Other Spaces
May 30 - Oct 26


Photography in the Américo Marques Collection (Part I)
Part of the programme line that shapes the concept The House of Private Collections, this exhibition focuses on the extensive body of photography within the private collection of Américo Marques. The interest of this Portuguese collector in a specific medium of the visual arts has brought together a set of works that reflects the breadth of thematic approaches and traces some of the most significant shifts in contemporary photography, from the late 1950s to the present day.
The curatorial proposal is grounded in a poetics of relationships, bringing together different generations, geographies and sensibilities, and affirming photography as a field for critical reflection and for the conceptual construction of the image.

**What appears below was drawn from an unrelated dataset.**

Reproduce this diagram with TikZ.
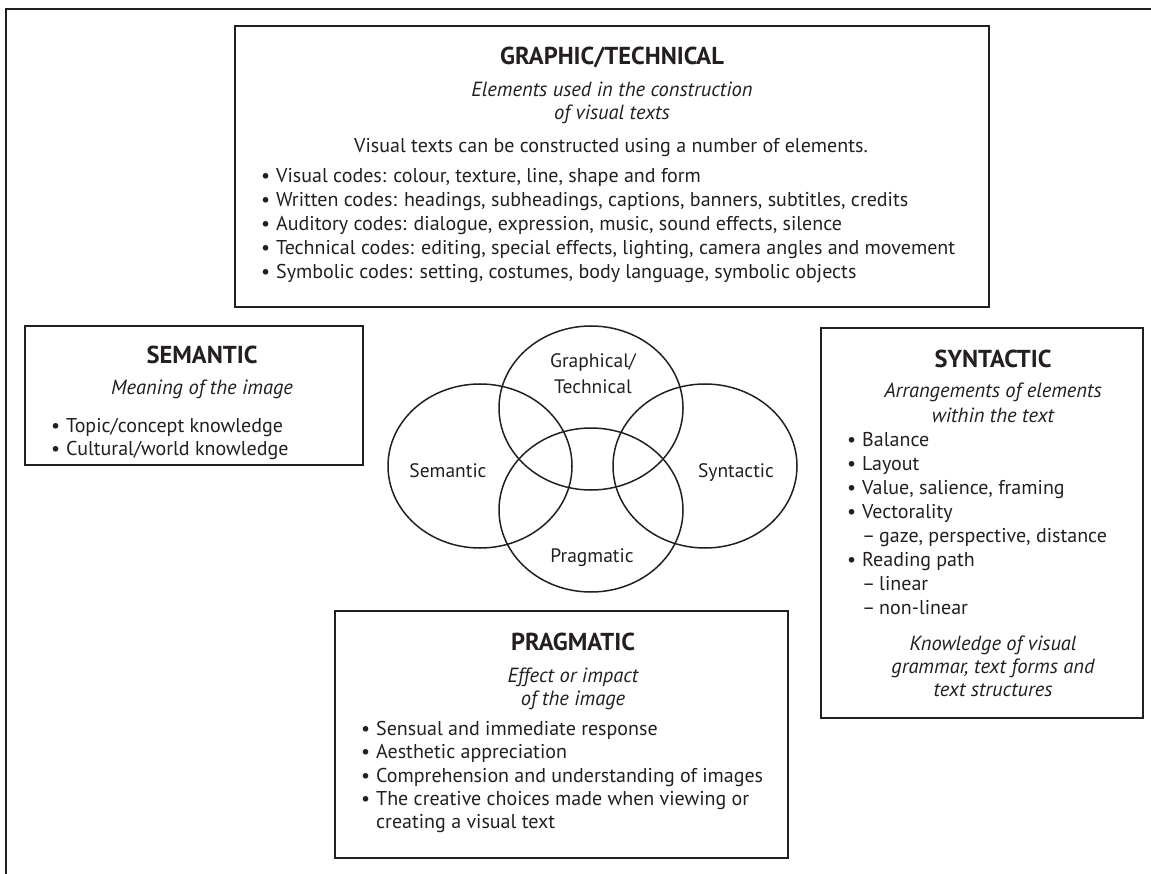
\documentclass[tikz,border=0pt]{standalone}
\usepackage{fontspec}
\setmainfont{PT Sans}
\usetikzlibrary{shapes.geometric}
\definecolor{ink}{HTML}{231F20}
\begin{document}
\begin{tikzpicture}[x=1pt,y=-1pt,
  box/.style={draw=ink,line width=1.8pt,inner sep=0pt,rectangle},
  ring/.style={draw=ink,line width=1.5pt,ellipse,inner sep=0pt,minimum width=184pt,minimum height=164pt},
  ttl/.style={font=\fontsize{24.5}{28}\selectfont\bfseries,text=ink,anchor=base,inner sep=0pt},
  sub/.style={font=\fontsize{20.5}{24}\selectfont\itshape,text=ink,anchor=base,inner sep=0pt},
  txt/.style={font=\fontsize{20}{24}\selectfont,text=ink,anchor=base west,inner sep=0pt},
  ctxt/.style={font=\fontsize{20}{24}\selectfont,text=ink,anchor=base,inner sep=0pt},
  vlab/.style={font=\fontsize{19.5}{24}\selectfont,text=ink,anchor=base,inner sep=0pt}]
\newcommand{\bul}{\makebox[15pt][l]{\textbullet}}
\newcommand{\dsh}{\makebox[17pt][l]{–}}
\useasboundingbox (0,0) rectangle (1151,874);
% outer frame
\coordinate (fb) at (6,874);
\coordinate (fc) at (6,9);
\coordinate (fr) at (1151,9);
\draw[ink,line width=2.2pt] (fb) -- (fc) -- (fr);
% boxes
\node[box,minimum width=754pt,minimum height=281pt] (gt) at (612,166.5) {};
\node[box,minimum width=338pt,minimum height=139pt] (sem) at (194,395.5) {};
\node[box,minimum width=322pt,minimum height=390pt] (syn) at (982,523) {};
\node[box,minimum width=453pt,minimum height=247pt] (prag) at (561.5,734.5) {};
% venn
\node[ring] (cg) at (591,408) {};
\node[ring] (cs) at (480,466) {};
\node[ring] (cy) at (705,466) {};
\node[ring] (cp) at (591,510) {};
\node[vlab] (lg1) at (593,367) {Graphical/};
\node[vlab] (lg2) at (593,393) {Technical};
\node[vlab] (ls) at (448,477) {Semantic};
\node[vlab] (ly) at (736,477) {Syntactic};
\node[vlab] (lp) at (592,562) {Pragmatic};
% graphic/technical
\node[ttl] (gtt) at (612,65) {GRAPHIC/TECHNICAL};
\node[sub] (gts1) at (612,97) {Elements used in the construction};
\node[sub] (gts2) at (612,120) {of visual texts};
\node[ctxt] (gti) at (611,153) {Visual texts can be constructed using a number of elements.};
\node[txt] (gb1) at (261,183) {\bul Visual codes: colour, texture, line, shape and form};
\node[txt] (gb2) at (261,207) {\bul Written codes: headings, subheadings, captions, banners, subtitles, credits};
\node[txt] (gb3) at (261,231) {\bul Auditory codes: dialogue, expression, music, sound effects, silence};
\node[txt] (gb4) at (261,255) {\bul Technical codes: editing, special effects, lighting, camera angles and movement};
\node[txt] (gb5) at (261,279) {\bul Symbolic codes: setting, costumes, body language, symbolic objects};
% semantic
\node[ttl] (semt) at (202,363) {SEMANTIC};
\node[sub] (sems) at (202,395) {Meaning of the image};
\node[txt] (semb1) at (51,432) {\bul Topic/concept knowledge};
\node[txt] (semb2) at (51,455) {\bul Cultural/world knowledge};
% syntactic
\node[ttl] (synt) at (993,367) {SYNTACTIC};
\node[sub] (syns1) at (993,398) {Arrangements of elements};
\node[sub] (syns2) at (993,422) {within the text};
\node[txt] (synb1) at (847,446) {\bul Balance};
\node[txt] (synb2) at (847,470) {\bul Layout};
\node[txt] (synb3) at (847,494) {\bul Value, salience, framing};
\node[txt] (synb4) at (847,518) {\bul Vectorality};
\node[txt] (synd1) at (862,542) {\dsh gaze, perspective, distance};
\node[txt] (synb5) at (847,566) {\bul Reading path};
\node[txt] (synd2) at (862,590) {\dsh linear};
\node[txt] (synd3) at (862,614) {\dsh non-linear};
\node[sub] (synk1) at (993,650) {Knowledge of visual};
\node[sub] (synk2) at (993,673) {grammar, text forms and};
\node[sub] (synk3) at (993,696) {text structures};
% pragmatic
\node[ttl] (pragt) at (573,650) {PRAGMATIC};
\node[sub] (prags1) at (573,682) {Effect or impact};
\node[sub] (prags2) at (573,705) {of the image};
\node[txt] (pragb1) at (361,735) {\bul Sensual and immediate response};
\node[txt] (pragb2) at (361,758) {\bul Aesthetic appreciation};
\node[txt] (pragb3) at (361,782) {\bul Comprehension and understanding of images};
\node[txt] (pragb4) at (361,805) {\bul The creative choices made when viewing or};
\node[txt] (pragb5) at (376,828) {creating a visual text};
\end{tikzpicture}
\end{document}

The exhibition features a wide range of key international artists in contemporary photography, including Andreas Gursky, Andres Serrano, Bernd Becher & Hilla Becher, Candida Höfer, Cindy Sherman, Edgar Martins, Eija-Liisa Ahtila, Helena Almeida, Helmut Newton, João Penalva, Jorge Molder, Martin Parr, Nan Goldin, Richard Prince, Thomas Ruff e Wolfgang Tillmans, among many others.
Curated by Adelaide Ginga
Biographical note - Américo Marques dos Santos
Américo Marques dos Santos was born in Beira, Mozambique, on 31 October 1957, where he lived until the end of 1974. He later moved to South Africa, where he studied Architecture. In 1978, he settled in Portugal, in Cascais, beginning his professional career in the fields of construction and real estate — an activity to which he remains connected, currently serving as director of the family business group.
He began collecting art in the late 1980s, initiating a continuous and singular collecting journey. Over the past decades, he has assembled a diverse collection comprising around one thousand works, including painting, photography, drawing, video, sculpture, and installation.
His interest in photography emerged in the mid-1990s, initially focusing on Portuguese artists and later expanding, in the early 2000s, to international artists. Long attracted to the medium, he found in contemporary photography a field of particular fascination, which today represents around one third of the collection as a whole. Within this nucleus, the presence of the human figure stands out as a recurring theme, one that the collector himself recognises as especially significant in shaping his gaze.